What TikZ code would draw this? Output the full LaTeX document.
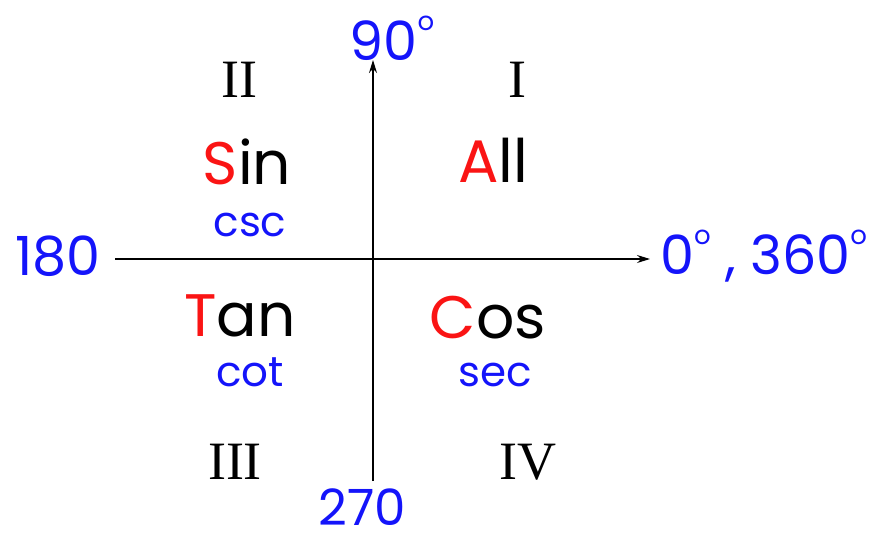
\documentclass[tikz,border=0pt]{standalone}
\usepackage{fontspec}
\setmainfont{Liberation Serif}
\newfontfamily\hand{Poppins}
\definecolor{hblue}{RGB}{20,20,250}
\definecolor{hred}{RGB}{250,20,20}
\newcommand\dgr{\raisebox{0.55em}{\fontsize{26}{26}\selectfont o}}
\usetikzlibrary{arrows.meta}
\tikzset{
  roman/.style={font=\fontsize{54}{54}\selectfont, inner sep=0pt},
  fn/.style={font=\hand\fontsize{60}{60}\selectfont, inner sep=0pt},
  rc/.style={font=\hand\fontsize{42}{42}\selectfont, text=hblue, inner sep=0pt},
  deg/.style={font=\hand\fontsize{54}{54}\selectfont, text=hblue, inner sep=0pt},
  axis/.style={line width=1.3pt, -{Stealth[length=13pt,width=8pt]}},
}
\begin{document}
\begin{tikzpicture}[x=1pt,y=-1pt]
\useasboundingbox (0,0) rectangle (886,544);
\coordinate (xl) at (115,259);
\coordinate (xr) at (650,259);
\coordinate (yb) at (373,481);
\coordinate (yt) at (373,60);
\draw[axis] (xl) -- (xr);
\draw[axis] (yb) -- (yt);
\node[roman] (q1) at (517,80) {I};
\node[roman] (q2) at (239,80) {II};
\node[roman] (q3) at (235,462) {III};
\node[roman] (q4) at (528,462) {IV};
\node[fn] (sin) at (247,162) {\textcolor{hred}{S}in};
\node[rc] (csc) at (250,225) {csc};
\node[fn] (all) at (493,160) {\textcolor{hred}{A}ll};
\node[fn] (tan) at (240,316) {\textcolor{hred}{T}an};
\node[rc] (cot) at (250,372) {cot};
\node[fn] (cos) at (488,318) {\textcolor{hred}{C}os};
\node[rc] (sec) at (495,375) {sec};
\node[deg] (d180) at (58,256) {180};
\node[deg, anchor=west] (d0) at (660,256) {0\dgr\ , 360\dgr};
\node[deg] (d90) at (392,38) {90\dgr};
\node[deg, font=\hand\fontsize{50}{50}\selectfont] (d270) at (362,507) {270};
\end{tikzpicture}
\end{document}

● ● ● ● ● ● ●

Exercise aim:
Extract all the data above exactly, excluding every picture.

Reply to the exercise:
What TikZ code would draw this? Output the full LaTeX document.
\documentclass[tikz,border=0pt]{standalone}
\usepackage{fontspec}
\setmainfont{Liberation Serif}
\newfontfamily\hand{Poppins}
\definecolor{hblue}{RGB}{20,20,250}
\definecolor{hred}{RGB}{250,20,20}
\newcommand\dgr{\raisebox{0.55em}{\fontsize{26}{26}\selectfont o}}
\usetikzlibrary{arrows.meta}
\tikzset{
  roman/.style={font=\fontsize{54}{54}\selectfont, inner sep=0pt},
  fn/.style={font=\hand\fontsize{60}{60}\selectfont, inner sep=0pt},
  rc/.style={font=\hand\fontsize{42}{42}\selectfont, text=hblue, inner sep=0pt},
  deg/.style={font=\hand\fontsize{54}{54}\selectfont, text=hblue, inner sep=0pt},
  axis/.style={line width=1.3pt, -{Stealth[length=13pt,width=8pt]}},
}
\begin{document}
\begin{tikzpicture}[x=1pt,y=-1pt]
\useasboundingbox (0,0) rectangle (886,544);
\coordinate (xl) at (115,259);
\coordinate (xr) at (650,259);
\coordinate (yb) at (373,481);
\coordinate (yt) at (373,60);
\draw[axis] (xl) -- (xr);
\draw[axis] (yb) -- (yt);
\node[roman] (q1) at (517,80) {I};
\node[roman] (q2) at (239,80) {II};
\node[roman] (q3) at (235,462) {III};
\node[roman] (q4) at (528,462) {IV};
\node[fn] (sin) at (247,162) {\textcolor{hred}{S}in};
\node[rc] (csc) at (250,225) {csc};
\node[fn] (all) at (493,160) {\textcolor{hred}{A}ll};
\node[fn] (tan) at (240,316) {\textcolor{hred}{T}an};
\node[rc] (cot) at (250,372) {cot};
\node[fn] (cos) at (488,318) {\textcolor{hred}{C}os};
\node[rc] (sec) at (495,375) {sec};
\node[deg] (d180) at (58,256) {180};
\node[deg, anchor=west] (d0) at (660,256) {0\dgr\ , 360\dgr};
\node[deg] (d90) at (392,38) {90\dgr};
\node[deg, font=\hand\fontsize{50}{50}\selectfont] (d270) at (362,507) {270};
\end{tikzpicture}
\end{document}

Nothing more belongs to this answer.